How to Value ASX Bank Stocks Using NIM, ROE and CET1
Key Takeaways
- Net interest margin, return on equity, and CET1 capital ratio are the three metrics professional analysts use to evaluate and compare ASX-listed bank stocks.
- CBA's FY25 cash ROE of 13.5% and NIM of 2.08% are both sector-leading, sitting well above the ASX banking sector averages of 9.35% and 1.78% respectively.
- A CET1 ratio between 11% and 12.5% is considered comfortable for Australian major banks under APRA's unquestionably strong framework, with all four majors currently sitting within or near this range.
- A bank consistently earning ROE above its cost of equity deserves to trade above 1x book value, which is why CBA's premium price-to-book multiple is directly explained by its superior fundamentals.
- Strong fundamentals and an elevated valuation can coexist, and the NIM, ROE, and CET1 framework works best as a starting screen before moving to a full valuation model such as a dividend discount model.
Commonwealth Bank of Australia earned $13.10 in profit for every $100 of shareholder equity in its most recent financial year.
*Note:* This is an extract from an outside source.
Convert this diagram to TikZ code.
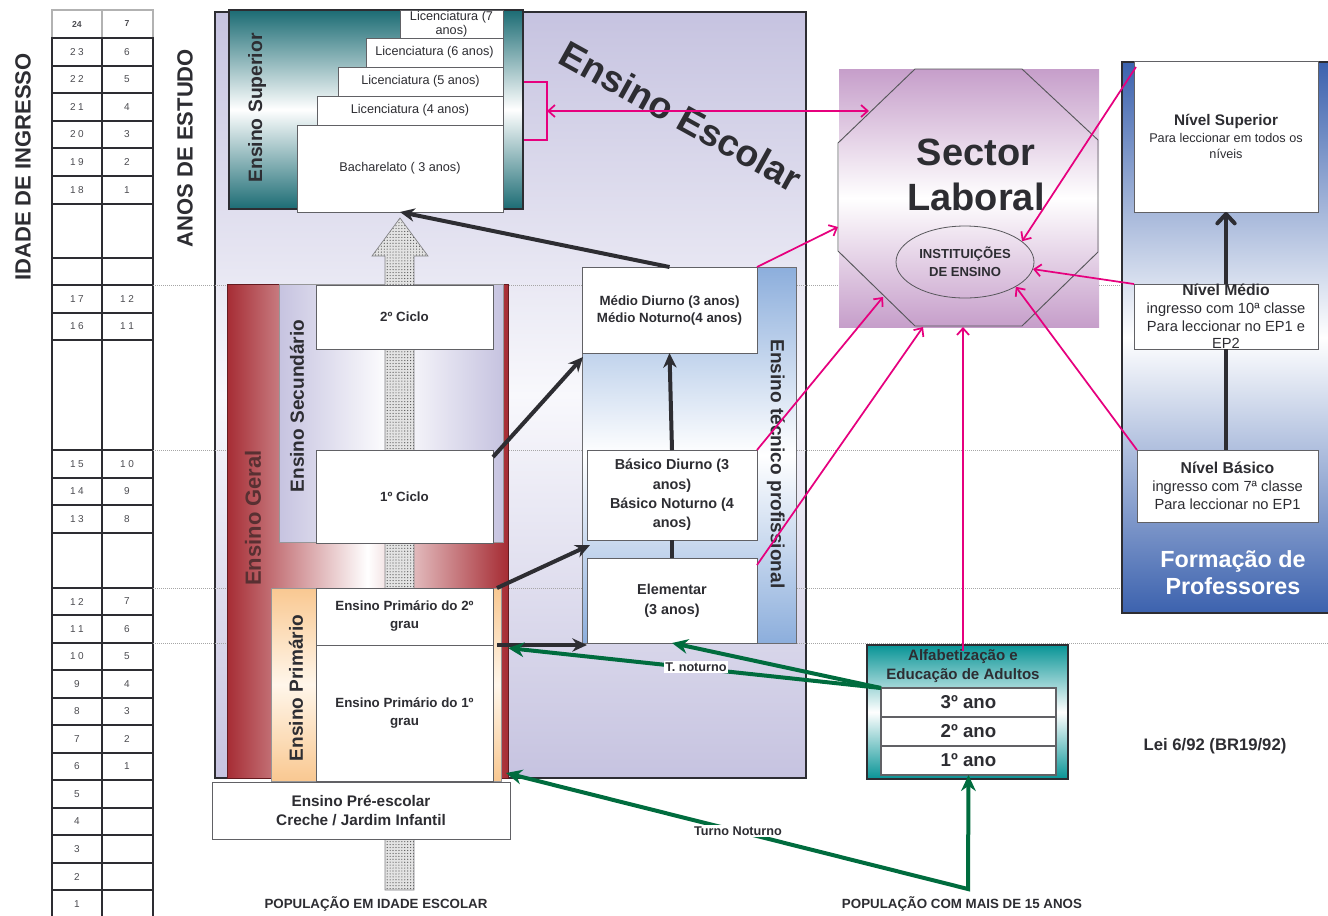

The ASX banking sector average sat at $9.35. That single figure, return on equity, explains more about why CBA commands a premium valuation than almost any other statistic. Bank stocks are among the most widely held in Australian share portfolios, yet the metrics analysts use to evaluate them, net interest margin (NIM), return on equity (ROE), and Common Equity Tier 1 capital ratio (CET1), remain poorly understood by most retail investors. Reading a bank’s financial health requires a different toolkit than reading a retailer or a miner. This article explains each of the three metrics, defines what a good number looks like for an Australian major bank, and uses CBA’s latest reported FY25 figures alongside peer data from ANZ, NAB, and Westpac to show how to apply these tools when assessing any ASX-listed bank.
Why banks need their own valuation playbook
Standard valuation ratios fall apart when applied to banks. Enterprise value to EBITDA, for instance, is built for companies whose assets are factories, inventory, and equipment. A bank’s assets are overwhelmingly financial instruments: loans, mortgages, and securities. Revenue does not flow from selling a product at a gross margin; it flows from borrowing cheaply (deposits) and lending at higher rates, with profitability measured by the spread between the two.
Standard valuation tools break down in banking for a reason: PE ratios mislead bank investors because a single provision movement can swing reported earnings dramatically without reflecting any change in the underlying business, which is precisely why NIM, ROE, and CET1 have become the professional standard for cross-bank comparisons.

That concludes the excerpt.